Reducing harm caused to bees and pollinators
Morrisons told PAN UK that they carry out assessments to look at the risks posed by specific pesticides to bees. If the risk assessment identifies that a pesticide has the potential to be particularly harmful to bees then they will monitor, restrict or prohibit its use. However, Morrisons could be doing more. While they gave examples of specific suppliers that they are working with to protect bees and other pollinators, these efforts appear to be fairly limited in scope. The company doesn’t appear to have a wider plan in place to encourage all their suppliers to adopt pollinator-friendly practices such as leaving field margins uncultivated. The company does restrict the use of bee-harming neonicotinoids, but falls short of banning them from its global supply chains.
Boosting organic sales
Morrisons declined to provide PAN UK with a figure for what percentage of the company’s sales are of organic produce. However they did report that they sell 30 “lines” of organic products. The company told PAN UK that they continually review their range of organic products based on a range of factors, including customer demand. The company declined to provide details of future plans to increase organic sales but did say that they promote their organic products through social media, in-store merchandising and price promotion activity.
Being transparent about pesticides
Morrisons could be much more transparent regarding pesticides. Currently their customers have no way of finding out what pesticides are used in the company’s global supply chains or which pesticide residues appear in the food they sell. Morrisons told PAN UK that they will publish information on their pesticides policy in 2020, however currently the company does not have any recent information on its website. It also does not publish the results of its residue testing programme and appears to have no plans to do so, although did provide some detail to PAN UK upon request. Morrisons do not make their lists of restricted or prohibited pesticides publicly available and declined to provide them to PAN UK stating that “Our pesticide control lists are jointly agreed and owned between Morrisons and its suppliers… due to the joint ownership we cannot unilaterally put them into the public domain”.

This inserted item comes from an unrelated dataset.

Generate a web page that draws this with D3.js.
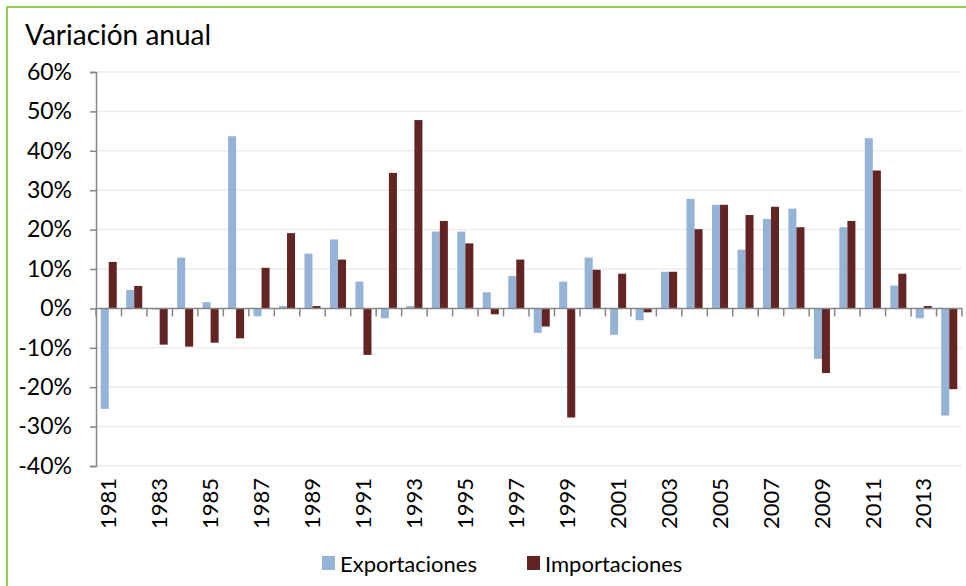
<!DOCTYPE html>
<html>
<head>
<meta charset="utf-8">
<script src="https://cdn.jsdelivr.net/npm/d3@7"></script>
<style>
  body { margin: 0; background: #fff; }
  text { font-family: Lato, "Open Sans", sans-serif; fill: #000; }
</style>
</head>
<body>
<div id="chart"></div>
<script>
// años del eje X
const years = [1981, 1982, 1983, 1984, 1985, 1986, 1987, 1988, 1989, 1990,
  1991, 1992, 1993, 1994, 1995, 1996, 1997, 1998, 1999, 2000,
  2001, 2002, 2003, 2004, 2005, 2006, 2007, 2008, 2009, 2010,
  2011, 2012, 2013, 2014];
// variación anual en %
const exportaciones = [-25.5, 4.7, -0.3, 12.9, 1.6, 43.7, -2.0, 0.6, 13.9, 17.5,
  6.8, -2.5, 0.6, 19.5, 19.5, 4.1, 8.2, -6.2, 6.8, 12.9,
  -6.7, -3.0, 9.3, 27.8, 26.3, 14.9, 22.7, 25.3, -12.8, 20.6,
  43.2, 5.8, -2.5, -27.2];
const importaciones = [11.8, 5.7, -9.2, -9.7, -8.7, -7.6, 10.3, 19.1, 0.6, 12.4,
  -11.8, 34.4, 47.8, 22.2, 16.5, -1.5, 12.4, -4.6, -27.7, 9.8,
  8.8, -1.0, 9.3, 20.1, 26.3, 23.7, 25.8, 20.6, -16.4, 22.2,
  35.0, 8.8, 0.6, -20.5];
const yTicks = [-40, -30, -20, -10, 0, 10, 20, 30, 40, 50, 60];
const series = ["Exportaciones", "Importaciones"];
const colors = { Exportaciones: "#95b3d7", Importaciones: "#632523" };

const width = 966, height = 586;
const plot = { left: 96, right: 962, top: 72, bottom: 466 };

const svg = d3.select("#chart").append("svg")
  .attr("width", width)
  .attr("height", height);

// marco verde
svg.append("rect")
  .attr("x", 7).attr("y", 7)
  .attr("width", 980).attr("height", 600)
  .attr("fill", "none")
  .attr("stroke", "#92d050")
  .attr("stroke-width", 2);

svg.append("text")
  .attr("x", 25).attr("y", 45)
  .attr("font-size", 28)
  .text("Variación anual");

const x = d3.scaleBand()
  .domain(years)
  .range([plot.left, plot.right])
  .paddingInner(0.37)
  .paddingOuter(0.185);

const x1 = d3.scaleBand()
  .domain(series)
  .range([0, x.bandwidth()]);

const y = d3.scaleLinear()
  .domain([-40, 60])
  .range([plot.bottom, plot.top]);

// líneas de cuadrícula
svg.append("g")
  .selectAll("line")
  .data(yTicks.filter(d => d !== 0))
  .join("line")
    .attr("x1", plot.left).attr("x2", plot.right)
    .attr("y1", d => y(d)).attr("y2", d => y(d))
    .attr("stroke", "#ececec")
    .attr("stroke-width", 1.5);

// eje Y
const yAxis = svg.append("g")
  .attr("transform", `translate(${plot.left},0)`)
  .call(d3.axisLeft(y).tickValues(yTicks).tickFormat(d => d + "%").tickSize(6).tickPadding(18));
yAxis.select(".domain").attr("stroke", "#868686").attr("stroke-width", 1.5);
yAxis.selectAll(".tick line").attr("stroke", "#868686").attr("stroke-width", 1.5);
yAxis.selectAll(".tick text").attr("font-size", 23).attr("font-family", "Lato, sans-serif");

// barras
const rows = years.map((yr, i) => ({ year: yr, Exportaciones: exportaciones[i], Importaciones: importaciones[i] }));
svg.append("g")
  .selectAll("g")
  .data(rows)
  .join("g")
    .attr("transform", d => `translate(${x(d.year)},0)`)
  .selectAll("rect")
  .data(d => series.map(s => ({ key: s, value: d[s] })))
  .join("rect")
    .attr("x", d => x1(d.key))
    .attr("y", d => y(Math.max(0, d.value)))
    .attr("width", x1.bandwidth())
    .attr("height", d => Math.abs(y(d.value) - y(0)))
    .attr("fill", d => colors[d.key]);

// eje X en 0
const step = x.step();
const bounds = years.map(yr => x(yr) - step * 0.185).concat([plot.right]);
const xg = svg.append("g");
xg.append("line")
  .attr("x1", plot.left).attr("x2", plot.right)
  .attr("y1", y(0)).attr("y2", y(0))
  .attr("stroke", "#868686").attr("stroke-width", 1.5);
xg.selectAll(".tk")
  .data(bounds)
  .join("line")
    .attr("class", "tk")
    .attr("x1", d => d).attr("x2", d => d)
    .attr("y1", y(0)).attr("y2", y(0) + 8)
    .attr("stroke", "#868686").attr("stroke-width", 1.5);

// etiquetas de años (uno sí, uno no)
svg.append("g")
  .selectAll("text")
  .data(years.filter((yr, i) => i % 2 === 0))
  .join("text")
    .attr("transform", d => `translate(${x(d) + x.bandwidth() / 2},${plot.bottom + 12}) rotate(-90)`)
    .attr("text-anchor", "end")
    .attr("dy", "0.35em")
    .attr("font-size", 22)
    .text(d => d);

// leyenda
const legend = svg.append("g");
const legendX = [322, 527];
series.forEach((s, i) => {
  legend.append("rect")
    .attr("x", legendX[i]).attr("y", 556)
    .attr("width", 13).attr("height", 14)
    .attr("fill", colors[s]);
  legend.append("text")
    .attr("x", legendX[i] + 18).attr("y", 572)
    .attr("font-size", 22)
    .text(s);
});
</script>
</body>
</html>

Selling pesticide products
Morrisons sell pesticides products on their shelves and make no additional effort to inform their customers of the associated potential risks to human health and environment, beyond the information provided on the product label. They also offer deals and discounts on pesticides which can encourage shoppers to buy more than they need and lead to unused pesticides being poured down the sink or put in landfill which can contaminate water and soil. However, they did tell PAN UK that they only offer money off on single packs, specifically to discourage stockpiling. Regardless, offering deals contravenes the UN International Code of Conduct on Pesticide Management which says that retailers should not offer “…incentives or gifts to encourage the purchase of pesticides”. Morrisons do also sell non-chemical weed prevention alternatives such as barks and mulches. In September 2019, Morrisons announced that it would be taking glyphosate-based weedkillers off their shelves the following year. However the company did not commit to removing other types of synthetic pesticides.